Baby Bass Beats

Bubs doesn’t talk much. A few mushy syllables and toddler-coded mumbles. When it comes to music? Man’s got a voice, a vibe. He calls the speaker baby… As in, grabs the speaker with both hands, presses it to his cheek, and sings to it- Or possibly with it… its unclear. “BABY!!”

He’s about to drop the hottest album of the year and…possibly join a cult. It’s not just music. It’s prophecy. He marches it over to me like it’s a hostage negotiation. No words, no mercy, just the full force of a 20 ish pound toddler radiating urgent sonic demand.

Toddlers don’t just listen to music, they become it. They don’t dance to impress or follow the beat. They dance because their body physically cannot NOT move. It's instinct. It's possession. It's joy as a reflex. And when you stop trying to direct it and just join them? That’s not just playtime… that’s alchemy.

“Ah ah. Ah ah. AH AH.”

It’s not a tantrum. It’s a summons. He wants his song. Not just any version of Shake It Off-THE version. The “Sing” soundtrack version. The cinematic, bass-heavy, ass-shaking remix that hits so hard your ancestors feel it. And honestly? He’s right. Taylor could never. The moment the track starts, his soul ejects. He leaves the chat. He becomes vibes incarnate. Head bangs like a baby who’s seen war. Legs flail like a ragdoll in a hurricane. Arms spin like he’s trying to summon a weather system. Eyes? Glazed over with pure, unfiltered serotonin. It’s like watching a tiny demon get exorcised through the power of sick beats.

And then? We enter phase two: "Tarrrr." Which means Sky Full of Stars. Again, from Sing, because the original apparently doesn’t hit hard enough for his celestial rage. During the drum solo, he goes absolutely feral. He starts smacking his belly, the couch, the wall, my face. Anything’s a drum if you believe in yourself.

And now? We’ve reached the Dance Mode Era. The original Bluey version is his jam. The second they scream “Dance mode!” he screams “Moe mooooe!” My tiny EDM master being summoned through a portal made of bass and unfiltered joy. No time for correct syllables. No time for breath. He drops that baby booty LOW. Then he bends forward, hands on the floor, diapered ass in the air, and starts shaking it!

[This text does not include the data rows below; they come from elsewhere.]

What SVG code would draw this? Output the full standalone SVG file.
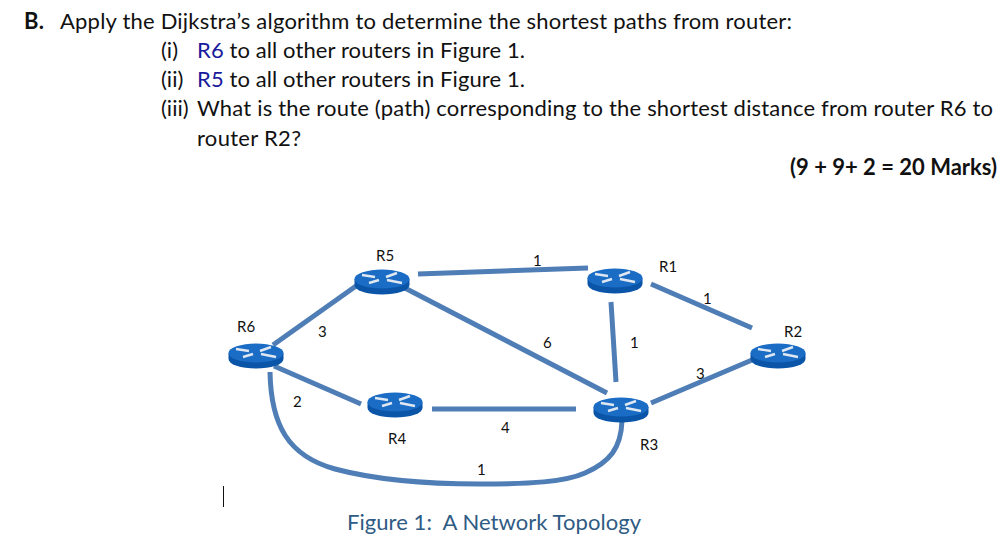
<svg xmlns="http://www.w3.org/2000/svg" width="1007" height="543" viewBox="0 0 1007 543">
<style>
text{font-family:"Lato","Liberation Sans",sans-serif;fill:#111;white-space:pre}
.h{font-size:22px}
.b{font-weight:700}
.blue{fill:#1a1a9c}
.l{font-size:15px}
.cap{font-size:22px;fill:#2f5b84}
.c{fill:none;stroke:#4f7db5;stroke-width:5}
.side{fill:#0a55a8}
.top{fill:#1b6cc4}
.g{stroke:#dfe8f2;stroke-width:2.4;fill:none}
</style>
<defs>
<g id="rt">
<path class="side" d="M-27.500 0V6A27.500 9.500 0 0 0 27.500 6V0Z"/>
<ellipse class="top" rx="27.500" ry="9.500"/>
<path class="g" d="M-20-4L-7-2M-13 4L-3 1M4-2L15-6M5 1L20 4"/>
</g>
</defs>
<rect width="1007" height="543" fill="#fff"/>
<g id="question">
<text class="h b" x="24" y="29" textLength="20">B.</text>
<text class="h" x="60" y="29" textLength="732">Apply the Dijkstra’s algorithm to determine the shortest paths from router:</text>
<text class="h" x="161" y="58">(i)</text>
<text class="h" x="197" y="58" textLength="328"><tspan class="blue">R6</tspan> to all other routers in Figure 1.</text>
<text class="h" x="161" y="87">(ii)</text>
<text class="h" x="197" y="87" textLength="328"><tspan class="blue">R5</tspan> to all other routers in Figure 1.</text>
<text class="h" x="161" y="116">(iii)</text>
<text class="h" x="197" y="116" textLength="796">What is the route (path) corresponding to the shortest distance from router R6 to</text>
<text class="h" x="197" y="146" textLength="104">router R2?</text>
<text class="h b" x="790" y="175" textLength="207">(9 + 9+ 2 = 20 Marks)</text>
</g>
<g id="connectors">
<path class="c" d="M273 345L356 286"/>
<path class="c" d="M418 274L588 268"/>
<path class="c" d="M401 286L607 393"/>
<path class="c" d="M274 366L361 404"/>
<path class="c" d="M432 409H576"/>
<path class="c" d="M611 302L616 382"/>
<path class="c" d="M651 284L752 328"/>
<path class="c" d="M651 403L752 360"/>
<path class="c" d="M270 372C271 425 288 456 335 469C380 481 430 484 480 484C530 484 565 482 585 473C610 462 621 448 622 421"/>
</g>
<g id="R5"><use href="#rt" x="382" y="279"/><text class="l" x="376" y="261">R5</text></g>
<g id="R6"><use href="#rt" x="256" y="353"/><text class="l" x="237" y="332">R6</text></g>
<g id="R4"><use href="#rt" x="395" y="402"/><text class="l" x="388" y="444">R4</text></g>
<g id="R3"><use href="#rt" x="621" y="407"/><text class="l" x="640" y="450">R3</text></g>
<g id="R1"><use href="#rt" x="615" y="278"/><text class="l" x="659" y="272">R1</text></g>
<g id="R2"><use href="#rt" x="778" y="353"/><text class="l" x="784" y="337">R2</text></g>
<g id="labels">
<text class="l" x="318" y="337">3</text>
<text class="l" x="293" y="407">2</text>
<text class="l" x="533" y="266">1</text>
<text class="l" x="543" y="348">6</text>
<text class="l" x="630" y="348">1</text>
<text class="l" x="703" y="304">1</text>
<text class="l" x="696" y="379">3</text>
<text class="l" x="501" y="433">4</text>
<text class="l" x="477" y="475">1</text>
</g>
<path d="M223.500 486V507" stroke="#111" stroke-width="1" fill="none"/>
<text class="cap" x="347" y="530" textLength="294">Figure 1:  A Network Topology</text>
</svg>
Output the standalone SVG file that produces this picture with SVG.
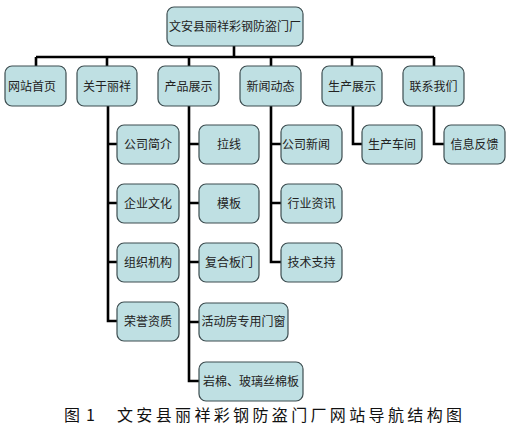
<svg xmlns="http://www.w3.org/2000/svg" width="511" height="430" viewBox="0 0 511 430">
<style>
.b{fill:#bfe0e3;stroke:#3d4d50;stroke-width:1.2}
.t{font-family:"Noto Sans CJK SC","Liberation Sans",sans-serif;font-size:12px;fill:#222}
.c{fill:none;stroke:#000;stroke-width:2.6}
.cap{font-family:"Noto Sans CJK SC","Liberation Sans",sans-serif;font-size:16px;fill:#111}
</style>
<rect width="511" height="430" fill="#fff"/>
<g id="connectors" class="c">
<path d="M234 46V57M36 57H434M36 57V66M107 57V66M189 57V66M271 57V66M352 57V66M434 57V66"/>
<path d="M108 106V321H117M108 144H117M108 203H117M108 262H117"/>
<path d="M189 106V381H199M189 144H199M189 203H199M189 262H199M189 322H199"/>
<path d="M271 106V262H281M271 144H281M271 203H281"/>
<path d="M353 106V144H362"/>
<path d="M434 106V144H444"/>
</g>
<g id="root"><rect class="b" x="167" y="7" width="136" height="39" rx="7"/><text class="t" x="235" y="31" text-anchor="middle" textLength="132" lengthAdjust="spacing">文安县丽祥彩钢防盗门厂</text></g>
<g id="n1"><rect class="b" x="5" y="66" width="61" height="40" rx="7"/><text class="t" x="32" y="91" text-anchor="middle">网站首页</text></g>
<g id="n2"><rect class="b" x="77" y="66" width="60" height="40" rx="7"/><text class="t" x="107" y="91" text-anchor="middle">关于丽祥</text></g>
<g id="n3"><rect class="b" x="158" y="66" width="61" height="40" rx="7"/><text class="t" x="188.5" y="91" text-anchor="middle">产品展示</text></g>
<g id="n4"><rect class="b" x="240" y="66" width="61" height="40" rx="7"/><text class="t" x="270.5" y="91" text-anchor="middle">新闻动态</text></g>
<g id="n5"><rect class="b" x="322" y="66" width="60" height="40" rx="7"/><text class="t" x="352" y="91" text-anchor="middle">生产展示</text></g>
<g id="n6"><rect class="b" x="403" y="66" width="61" height="40" rx="7"/><text class="t" x="433.5" y="91" text-anchor="middle">联系我们</text></g>
<g id="n2a"><rect class="b" x="117" y="125" width="62" height="39" rx="7"/><text class="t" x="148" y="149" text-anchor="middle">公司简介</text></g>
<g id="n2b"><rect class="b" x="117" y="184" width="62" height="39" rx="7"/><text class="t" x="148" y="208" text-anchor="middle">企业文化</text></g>
<g id="n2c"><rect class="b" x="117" y="243" width="62" height="39" rx="7"/><text class="t" x="148" y="267" text-anchor="middle">组织机构</text></g>
<g id="n2d"><rect class="b" x="117" y="302" width="62" height="39" rx="7"/><text class="t" x="148" y="326" text-anchor="middle">荣誉资质</text></g>
<g id="n3a"><rect class="b" x="199" y="125" width="60" height="39" rx="7"/><text class="t" x="229" y="149" text-anchor="middle">拉线</text></g>
<g id="n3b"><rect class="b" x="199" y="184" width="60" height="39" rx="7"/><text class="t" x="229" y="208" text-anchor="middle">模板</text></g>
<g id="n3c"><rect class="b" x="199" y="243" width="60" height="39" rx="7"/><text class="t" x="229" y="267" text-anchor="middle">复合板门</text></g>
<g id="n3d"><rect class="b" x="199" y="303" width="89" height="38" rx="7"/><text class="t" x="243.5" y="326" text-anchor="middle">活动房专用门窗</text></g>
<g id="n3e"><rect class="b" x="199" y="362" width="104" height="39" rx="7"/><text class="t" x="251" y="386" text-anchor="middle">岩棉、玻璃丝棉板</text></g>
<g id="n4a"><rect class="b" x="281" y="125" width="61" height="39" rx="7"/><text class="t" x="306" y="149" text-anchor="middle">公司新闻</text></g>
<g id="n4b"><rect class="b" x="281" y="184" width="61" height="39" rx="7"/><text class="t" x="311.5" y="208" text-anchor="middle">行业资讯</text></g>
<g id="n4c"><rect class="b" x="281" y="243" width="61" height="39" rx="7"/><text class="t" x="311.5" y="267" text-anchor="middle">技术支持</text></g>
<g id="n5a"><rect class="b" x="362" y="125" width="60" height="39" rx="7"/><text class="t" x="392" y="149" text-anchor="middle">生产车间</text></g>
<g id="n6a"><rect class="b" x="444" y="125" width="61" height="39" rx="7"/><text class="t" x="474.5" y="149" text-anchor="middle">信息反馈</text></g>
<g id="caption"><text class="cap" x="64" y="421">图</text><text class="cap" x="86" y="421">1</text><text class="cap" x="117" y="421" textLength="345" lengthAdjust="spacing">文安县丽祥彩钢防盗门厂网站导航结构图</text></g>
</svg>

I live for it. These baby dance parties are full of questionable dance moves. Sis jumps in too. Spinning and twirling, practicing her dance class moves with grace and focus. She prefers the Dance Mode Trap Remix, and honestly? So do I. It goes way too hard for a children’s jam. Some of the most violent baby beat drops I’ve ever survived.

She’s got the poise. He’s got the shake. I’m just trying to keep my drink from spilling while DJing with one hand and blocking a flying baby foot with the other. This? This is our religion. And the gospel? Is bass.